Peter pointed out that the No Limit records also had the look, and that the look in many cases came from Pen & Pixel, a design firm in Houston. And Tree Frog passed along this Pen & Pixel retrospective from earlier this year, in which Not A Blogger declares the firm to be “the John Waters of the Hip Hop album art world.”
Apparently Pen & Pixel’s founder himself weighed in to that retrospective, to say that while that company is still around, he and other originals are gone, and now have a firm called Rapid Design Concepts.
He also says:
The company at its peak (1998-2001) was billing almost 6 million dollars a year and was producing more that 23 covers per week. Yes, some were cheesy, some were insane and some were amazing…but the main thing to remember was PPG was a business enterprise, its function was to please the customers…we had thousands of maverick ideas that would have pushed and developed Hip-hop graphics further and faster…but the clients demand for the “same ol’ Bling Bling, Ho’s and cars kept the monster fed.
Then other comments started coming in, many with questions about how particular covers were put together — what was intentionally “less finished” looking, etc.
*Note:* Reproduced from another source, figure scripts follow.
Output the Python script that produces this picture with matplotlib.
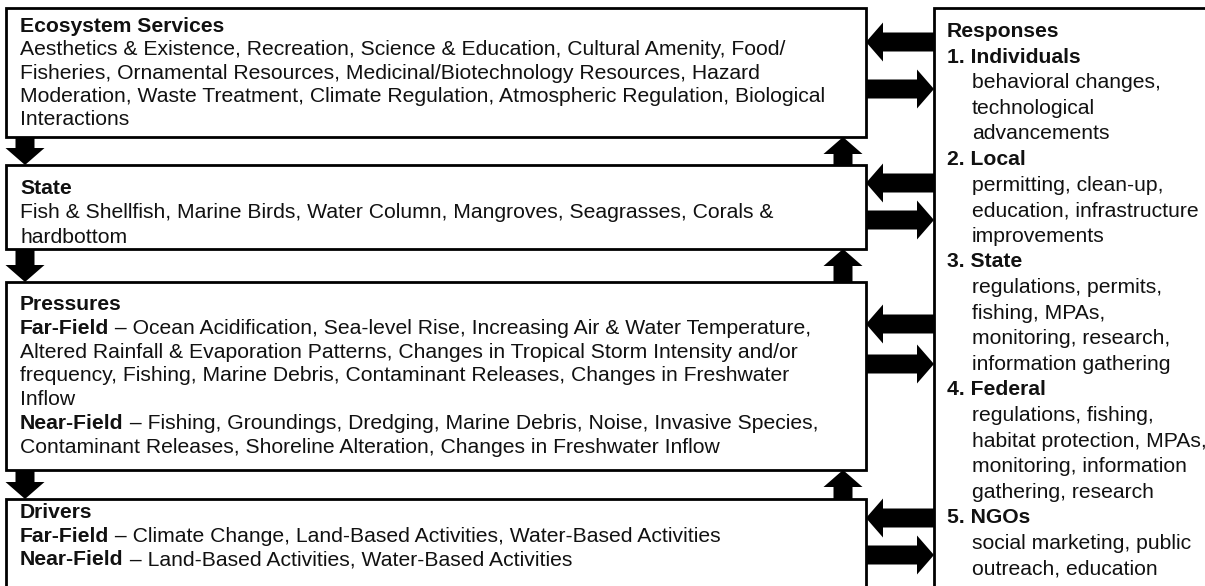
import matplotlib.pyplot as plt
from matplotlib.patches import Rectangle

plt.rcParams['font.family'] = ['Liberation Sans', 'DejaVu Sans']

# left column boxes: title + lines of (bold prefix, plain text)
services_title = "Ecosystem Services"
services_lines = [
    ("", "Aesthetics & Existence, Recreation, Science & Education, Cultural Amenity, Food/"),
    ("", "Fisheries, Ornamental Resources, Medicinal/Biotechnology Resources, Hazard"),
    ("", "Moderation, Waste Treatment, Climate Regulation, Atmospheric Regulation, Biological"),
    ("", "Interactions"),
]
state_title = "State"
state_lines = [
    ("", "Fish & Shellfish, Marine Birds, Water Column, Mangroves, Seagrasses, Corals &"),
    ("", "hardbottom"),
]
pressures_title = "Pressures"
pressures_lines = [
    ("Far-Field", " \u2013 Ocean Acidification, Sea-level Rise, Increasing Air & Water Temperature,"),
    ("", "Altered Rainfall & Evaporation Patterns, Changes in Tropical Storm Intensity and/or"),
    ("", "frequency, Fishing, Marine Debris, Contaminant Releases, Changes in Freshwater"),
    ("", "Inflow"),
    ("Near-Field", " \u2013 Fishing, Groundings, Dredging, Marine Debris, Noise, Invasive Species,"),
    ("", "Contaminant Releases, Shoreline Alteration, Changes in Freshwater Inflow"),
]
drivers_title = "Drivers"
drivers_lines = [
    ("Far-Field", " \u2013 Climate Change, Land-Based Activities, Water-Based Activities"),
    ("Near-Field", " \u2013 Land-Based Activities, Water-Based Activities"),
]

responses_title = "Responses"
response_groups = [
    ("1. Individuals", ["behavioral changes,", "technological", "advancements"]),
    ("2. Local", ["permitting, clean-up,", "education, infrastructure", "improvements"]),
    ("3. State", ["regulations, permits,", "fishing, MPAs,", "monitoring, research,",
                  "information gathering"]),
    ("4. Federal", ["regulations, fishing,", "habitat protection, MPAs,",
                    "monitoring, information", "gathering, research"]),
    ("5. NGOs", ["social marketing, public", "outreach, education"]),
]

fig = plt.figure(figsize=(12.05, 5.86), dpi=100)
ax = fig.add_axes([0, 0, 1, 1])
ax.set_xlim(0, 1205)
ax.set_ylim(586, 0)
ax.axis('off')
r = fig.canvas.get_renderer()
fs = 15.2
txt_col = '#111111'


def put_line(x, y, bold, rest):
    if bold:
        t = ax.text(x, y, bold, fontsize=fs, fontweight='bold', va='baseline', color=txt_col)
        x += t.get_window_extent(renderer=r).width
    if rest:
        ax.text(x, y, rest, fontsize=fs, va='baseline', color=txt_col)


# boxes: (top, bottom, first baseline, line pitch)
boxes = [
    (services_title, services_lines, 8, 137, 32, 23.3),
    (state_title, state_lines, 165, 249, 194, 24.5),
    (pressures_title, pressures_lines, 282, 470, 310, 23.8),
    (drivers_title, drivers_lines, 499, 640, 518, 23.5),
]
bx0, bx1 = 6, 866
for title, lines, top, bot, base, pitch in boxes:
    ax.add_patch(Rectangle((bx0, top), bx1 - bx0, bot - top, fc='white',
                           ec='black', lw=2))
    put_line(20, base, title, "")
    for i, (b, rest) in enumerate(lines):
        put_line(20, base + (i + 1) * pitch, b, rest)

# responses box
rx0 = 934
ax.add_patch(Rectangle((rx0, 8), 400, 700, fc='white', ec='black', lw=2))
y = 37
pitch = 25.6
put_line(947, y, responses_title, "")
for head, subs in response_groups:
    y += pitch
    put_line(947, y, head, "")
    for s in subs:
        y += pitch
        ax.text(972, y, s, fontsize=fs, va='baseline', color=txt_col)

arrow_kw = dict(width=19, head_width=39, head_length=17,
                length_includes_head=True, fc='black', ec='none')

# vertical arrows between boxes
for i in range(len(boxes) - 1):
    b_top = boxes[i][3]
    n_top = boxes[i + 1][2]
    ax.arrow(25, b_top, 0, n_top - b_top, **arrow_kw)
    ax.arrow(843, n_top, 0, b_top - n_top, **arrow_kw)

# horizontal arrows between responses and each box
h_arrows = [(42, 89), (183, 220), (324, 364), (518, 555)]
for yl, yr in h_arrows:
    ax.arrow(rx0, yl, bx1 - rx0, 0, **arrow_kw)
    ax.arrow(bx1, yr, rx0 - bx1, 0, **arrow_kw)

fig.savefig('out.png', dpi=100)
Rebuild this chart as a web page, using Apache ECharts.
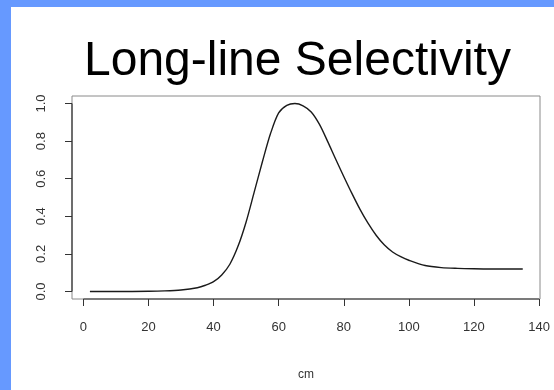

Pretty interesting.
One last bit from another of the P&P founder’s comments, speaking rather directly to the aesthetics issues that interest me:
I also find it funny when people comment on how terrible the covers were, yet these are the same covers that helped the largest hip-hop artists make Billions! (not millions) And are now featured in museums and galleries. The same covers that set a time period in musical history. So we were doing something right!
Thanks for the comments, Peter & Tree Frog.
thatfhat on 01 Sep 2008 at 5:39 pm #
Nice look and yes this is the future of hip-hop.